In her role as special commissioner, Sneyd can be designated by the attorneys or families in probate cases to sell the real estate of a deceased person. With permission of the judge who appointed her, she receives 5 percent commission for every property she sells.
“I really think it’s important that we have a truly objective, disinterested judge on a case involving special commissioner fees,” Herrin said.
In his opinion, Frierson wrote, “…Tennessee Supreme Court Rule 10…states in pertinent part, ‘a judge shall disqualify himself or herself in a proceeding in which the judge’s impartiality might reasonably be questioned…’ It is this section of the rule which is applicable to the issue presented.

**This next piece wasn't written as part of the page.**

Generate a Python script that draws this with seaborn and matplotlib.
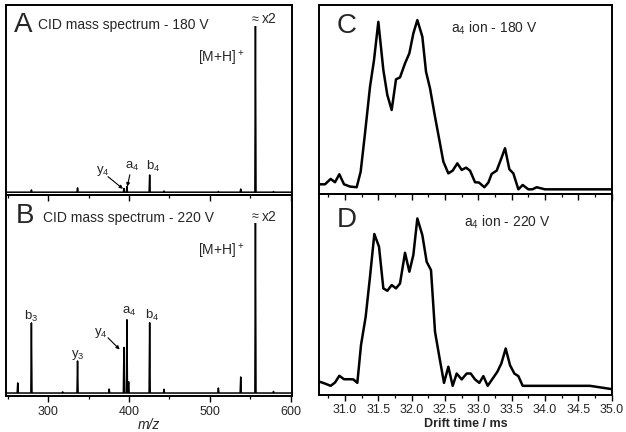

“…Having carefully considered the instant motion…and applicable law, this Court concludes that recusal is appropriate.”
But what will keep the Tennessee Supreme Court from assigning another judge who appoints his or her clerks as special commissioners?
“Since Frierson is stating in his opinion that the criterion is a legitimate element, the Supreme Court should take note of this,” Herrin said.
Herrin hopes a new judge will be in place within the next six weeks and a hearing can take place on two preliminary motions shortly thereafter.
The first is a motion to compel Sneyd to respond to the request for admissions and sanctions. Herrin said Sneyd has not provided the amount of her time she spends generating private funds as a special commissioner during regular work hours, how much of other county employees’ time she spends, and how the county facilities are being used.
The second motion is a response to Sneyd’s request to have her legal counsel fees for suing the county paid by the Washington County Clerk and Master’s office.